The main focus of this scenario is, of course, weaning the world off fossil fuels. Carbon intensity of energy use would have fallen by 64% by 2050. Demand for coal would drop by 36%, gas by 12%, and oil demand by 4%. Renewable energy would be providing a hefty 40% of primary energy supply and 48% of the electricity generated. As for cars, 80% will be electric, hybrid, or hydrogen-fueled.
And while the world is expected to reduce emissions by 50% by 2050 in the BLUE scenario, it is the OECD that will bear the real burden. Non- OECD countries can get away with just a 50% reduction; OECD countries are looking at cutting 70-80% of their 2007 emissions. This would mean that the electricity sector for these 32 countries would have be “almost completely decarbonized” by 2050.
So what needs to be done to make this work? Well, gird your loins – the “top priority” will be to increase energy efficiency, reduce energy consumption, and lower energy intensity.
But there’s also some exciting news. The revolution is already under way.
On a global scale, total investment into technology and its deployment between now and 2050 would be about US$45 trillion – 1.1% of average annual global GDP over the period. The good news is, that investment has already begun all around the world.
Even as China grudgingly accepts the mantle of the biggest energy consumer, investment dollars are being poured into renewable energy research. China has already surpassed the United States as the largest producer of clean energy, whether it be hydro, wind, solar, or nuclear.
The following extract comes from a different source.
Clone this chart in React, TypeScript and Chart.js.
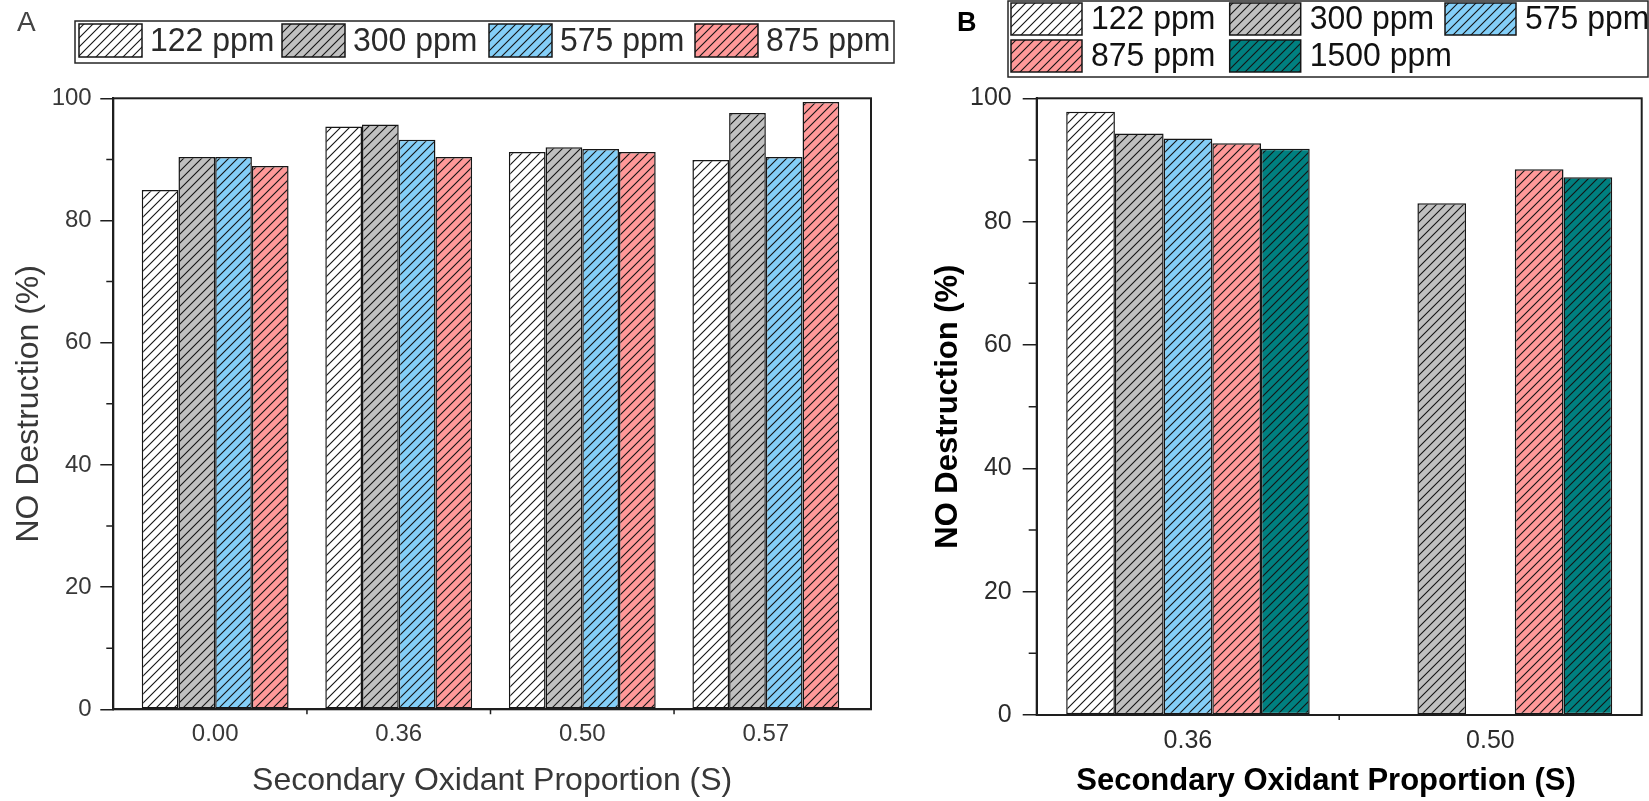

Germany, Europe’s powerhouse, is lining up renewable energy to compete with nuclear. Currently getting 10% of its energy from renewable energy, Germany’s renewable numbers for 2020 are projected at 38.6% electricity, 15.5% heating and cooling, and 13.2% of the transport sector.
And in the United States, the Obama Administration has been pushing for, and encouraging, clean energy research and development since it came into power. On display are a variety of subsidies and loans guaranteed to tempt even the most conservative producer.
Whether it’s the 30% cash up-front that the government is willing to give renewable energy projects or the vast amounts of cash injections into various energy technologies programs, renewable energy is set to take off in America.
For those investment portfolios that have taken a hit from the BP and Enbridge oil disasters, the IEA report is only going to spur up greater interest in the renewables game. Knowing which companies are enjoying political favor from Washington to Berlin and are at the receiving end of substantial grants is a sure-fire way to repair the damage.